L’accessibilité aux études postsecondaires ne se limite pas à la possibilité de s’inscrire à une institution et d’en payer les frais de scolarité. Elle fait également référence à la facilité avec laquelle l’étudiant ou l’étudiante peut assurer sa subsistance tout en se consacrant pleinement à ses études. Avec un système d’aide financière restrictif (qui n’est pas accessible à tout le monde) et supplétif (qui ne fait que compléter la contribution de l’étudiante ou l’étudiante, de ses parents, de son conjoint ou sa conjointe), le Québec est loin d’assurer une réelle accessibilité aux études.
État des lieux de l’accessibilité : constats navrants
La situation actuelle laisse déjà à désirer. Le taux de participation aux études universitaires augmente de manière considérable pour les étudiants et étudiantes provenant d’un milieu familial ayant un statut socioéconomique supérieur ou moyen. Pendant ce temps, le taux pour ceux et celles de statut inférieur est en quasi-stagnation.
Autre fait alarmant, les recherches menées par la Fondation Canadienne des bourses d’études du millénaire indiquent que « les étudiants inscrits à temps plein dans une université ou un collège travaillent plus que jamais ». Malheureusement, on constate que « les effets des variables liées au travail sont tous négatifs. Il semble donc que le simple fait de travailler et le fait de travailler beaucoup ont tous deux un effet négatif sur la persévérance. »
La ministre tente de nous appâter
La ministre de l’Éducation, Line Beauchamp, croit pourtant que sa bonification de 118 millions de dollars dans l’AFE servira à faire passer la pilule. Malheureusement pour elle, nous savons compter, nous aussi.
85,8 millions de dollars serviront à augmenter les bourses de ceux et celles qui reçoivent déjà les prêts maximaux; leur situation d’endettement restera donc inchangée. 3,7 millions seront accordés pour augmenter les prêts de ceux et celles qui ne reçoivent pas de bourses; ils et elles verront leurs dettes d’études s’alourdir. Finalement, comme seule réelle amélioration, 26,6 millions serviront à rehausser le seuil de contribution des parents (35 000 $ par famille ou 30 000 $ par famille monoparentale), du conjoint ou de la conjointe (28 000 $), c’est-à-dire le salaire au-dessus duquel ils ou elles peuvent être considéré-e-s comme source d’aide financière. Cependant, en 2004, le Comité consultatif sur l’accessibilité financière aux études recommandait déjà la hausse du seuil de contribution parentale à 45 000 $ pour un couple. Il y a donc encore du rattrapage à faire !
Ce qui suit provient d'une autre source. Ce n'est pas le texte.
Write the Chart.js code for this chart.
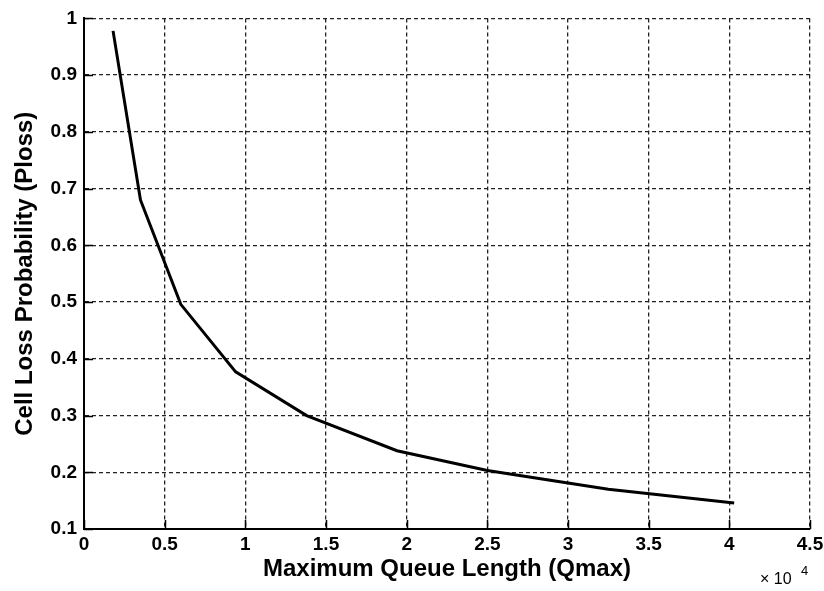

Une bonification bien insuffisante
Malgré ces bonifications au système de l’AFE, il reste difficile d’y avoir accès. Les périodes d’admissibilité sont contraignantes. La durée normale des études, telle que calculée, ne représente pas la réalité de plusieurs étudiants et étudiantes qui doivent travailler en même temps que leurs études et ne peuvent donc finir dans les délais prescrits. La prise en compte du revenu parental, même si le seuil en a été haussé, n’est pas souvent justifiée. Actuellement, parmi les étudiants et étudiantes qui ne bénéficient pas de l’AFE, 24,4 % ne reçoivent aucune aide financière de leurs parents. Finalement, l’aide accordée aux étudiants et étudiantes à temps partiel, c’est-à-dire pour ceux et celles qui doivent travailler pendant l’année scolaire, est insuffisante et les garde dans le besoin.
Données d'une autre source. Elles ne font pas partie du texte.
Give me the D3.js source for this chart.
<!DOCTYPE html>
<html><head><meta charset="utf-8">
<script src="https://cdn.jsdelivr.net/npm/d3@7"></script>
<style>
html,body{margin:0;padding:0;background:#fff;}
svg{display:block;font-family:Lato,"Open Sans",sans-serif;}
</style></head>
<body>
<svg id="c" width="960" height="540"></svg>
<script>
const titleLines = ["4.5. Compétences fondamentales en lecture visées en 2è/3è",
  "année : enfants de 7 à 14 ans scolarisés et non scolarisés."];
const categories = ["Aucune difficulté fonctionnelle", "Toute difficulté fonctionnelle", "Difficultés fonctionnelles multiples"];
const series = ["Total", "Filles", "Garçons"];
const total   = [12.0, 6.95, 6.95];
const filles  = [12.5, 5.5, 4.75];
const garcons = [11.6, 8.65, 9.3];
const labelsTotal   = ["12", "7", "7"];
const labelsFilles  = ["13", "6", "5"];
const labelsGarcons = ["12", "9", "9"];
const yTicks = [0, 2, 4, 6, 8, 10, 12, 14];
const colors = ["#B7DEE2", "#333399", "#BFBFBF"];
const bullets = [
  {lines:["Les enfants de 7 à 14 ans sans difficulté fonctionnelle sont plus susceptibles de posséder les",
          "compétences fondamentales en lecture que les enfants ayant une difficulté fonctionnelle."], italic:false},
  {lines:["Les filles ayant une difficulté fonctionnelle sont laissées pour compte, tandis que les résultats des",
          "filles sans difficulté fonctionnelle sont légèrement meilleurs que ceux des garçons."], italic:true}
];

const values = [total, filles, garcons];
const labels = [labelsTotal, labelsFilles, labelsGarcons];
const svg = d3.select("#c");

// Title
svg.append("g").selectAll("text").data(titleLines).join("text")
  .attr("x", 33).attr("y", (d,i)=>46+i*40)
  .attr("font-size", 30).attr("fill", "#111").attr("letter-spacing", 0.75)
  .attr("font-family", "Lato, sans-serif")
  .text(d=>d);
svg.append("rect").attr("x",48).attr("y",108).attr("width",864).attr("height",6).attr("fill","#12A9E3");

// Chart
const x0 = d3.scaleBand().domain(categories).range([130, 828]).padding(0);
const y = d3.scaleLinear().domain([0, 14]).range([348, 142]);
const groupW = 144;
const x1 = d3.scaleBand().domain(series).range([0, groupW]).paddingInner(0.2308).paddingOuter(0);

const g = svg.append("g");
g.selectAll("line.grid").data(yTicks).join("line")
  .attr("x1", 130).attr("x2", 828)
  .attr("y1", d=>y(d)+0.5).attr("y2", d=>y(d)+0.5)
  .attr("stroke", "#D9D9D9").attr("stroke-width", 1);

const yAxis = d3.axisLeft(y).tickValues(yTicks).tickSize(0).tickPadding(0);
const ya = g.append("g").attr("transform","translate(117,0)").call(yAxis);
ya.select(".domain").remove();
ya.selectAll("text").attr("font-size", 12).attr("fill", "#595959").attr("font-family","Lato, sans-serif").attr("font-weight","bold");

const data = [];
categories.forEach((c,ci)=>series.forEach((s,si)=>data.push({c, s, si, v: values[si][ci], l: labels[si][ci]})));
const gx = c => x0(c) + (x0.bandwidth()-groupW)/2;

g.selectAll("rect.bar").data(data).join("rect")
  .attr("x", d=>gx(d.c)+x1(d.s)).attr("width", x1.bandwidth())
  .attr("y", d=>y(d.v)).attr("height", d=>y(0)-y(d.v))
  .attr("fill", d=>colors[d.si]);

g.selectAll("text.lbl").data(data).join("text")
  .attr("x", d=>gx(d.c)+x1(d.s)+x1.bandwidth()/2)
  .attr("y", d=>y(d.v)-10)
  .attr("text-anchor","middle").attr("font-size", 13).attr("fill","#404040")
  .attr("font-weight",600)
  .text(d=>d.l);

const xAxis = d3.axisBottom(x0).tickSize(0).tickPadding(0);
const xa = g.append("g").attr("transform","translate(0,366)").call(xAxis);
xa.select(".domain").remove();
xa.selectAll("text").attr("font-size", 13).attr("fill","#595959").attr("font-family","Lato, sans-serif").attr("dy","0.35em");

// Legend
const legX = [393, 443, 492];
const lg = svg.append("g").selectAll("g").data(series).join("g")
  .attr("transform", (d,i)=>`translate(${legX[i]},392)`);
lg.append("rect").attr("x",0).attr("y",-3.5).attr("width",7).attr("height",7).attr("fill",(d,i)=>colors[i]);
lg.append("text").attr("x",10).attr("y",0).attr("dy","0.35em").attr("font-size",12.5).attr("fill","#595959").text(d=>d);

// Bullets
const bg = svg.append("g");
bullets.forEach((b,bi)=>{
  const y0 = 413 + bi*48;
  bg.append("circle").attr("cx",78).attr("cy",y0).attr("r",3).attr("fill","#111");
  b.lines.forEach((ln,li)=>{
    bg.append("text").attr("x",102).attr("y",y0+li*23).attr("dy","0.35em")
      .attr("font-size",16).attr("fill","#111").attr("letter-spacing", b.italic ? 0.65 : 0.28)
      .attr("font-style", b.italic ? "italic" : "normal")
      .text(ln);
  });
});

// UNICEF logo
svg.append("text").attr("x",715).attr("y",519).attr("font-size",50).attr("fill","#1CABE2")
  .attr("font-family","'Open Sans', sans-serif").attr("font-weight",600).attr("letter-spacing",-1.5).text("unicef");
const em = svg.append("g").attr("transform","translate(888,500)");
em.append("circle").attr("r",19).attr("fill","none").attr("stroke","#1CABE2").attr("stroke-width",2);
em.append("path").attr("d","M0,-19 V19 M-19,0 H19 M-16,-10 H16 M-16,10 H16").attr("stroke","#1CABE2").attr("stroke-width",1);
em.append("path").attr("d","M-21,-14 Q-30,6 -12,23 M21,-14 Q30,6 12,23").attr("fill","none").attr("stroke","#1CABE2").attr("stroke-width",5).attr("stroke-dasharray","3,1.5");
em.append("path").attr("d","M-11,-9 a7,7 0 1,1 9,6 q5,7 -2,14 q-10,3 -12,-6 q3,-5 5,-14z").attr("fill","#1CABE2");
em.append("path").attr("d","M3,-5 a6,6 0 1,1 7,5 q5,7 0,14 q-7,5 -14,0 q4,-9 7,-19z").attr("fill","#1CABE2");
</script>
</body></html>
De façon globale, le problème est que l’endettement est à la base du régime de l’AFE. Ce mode de fonctionnement est aberrant, puisqu’il va à l’encontre de la mission première du système d’AFE, soit de favoriser l’accès au système d’éducation postsecondaire. L’endettement étudiant a pour effets la diminution de la persévérance dans son projet d’étude, la stimulation au travail salarié et la reproduction des inégalités sociales. Il transforme un droit en un privilège pour certains et certaines et en un sacrifice pour d’autres. C’est également la question de l’endettement qui encourage les étudiants et étudiantes provenant de familles moins aisées à se diriger vers des formations plus courtes. Ceci les amène à avoir accès à des emplois généralement moins bien rémunérés, et à constituer une famille se situant dans les quartiles de revenu inférieur. Et c’est ainsi qu’une certaine classe de la population est maintenue dans sa condition.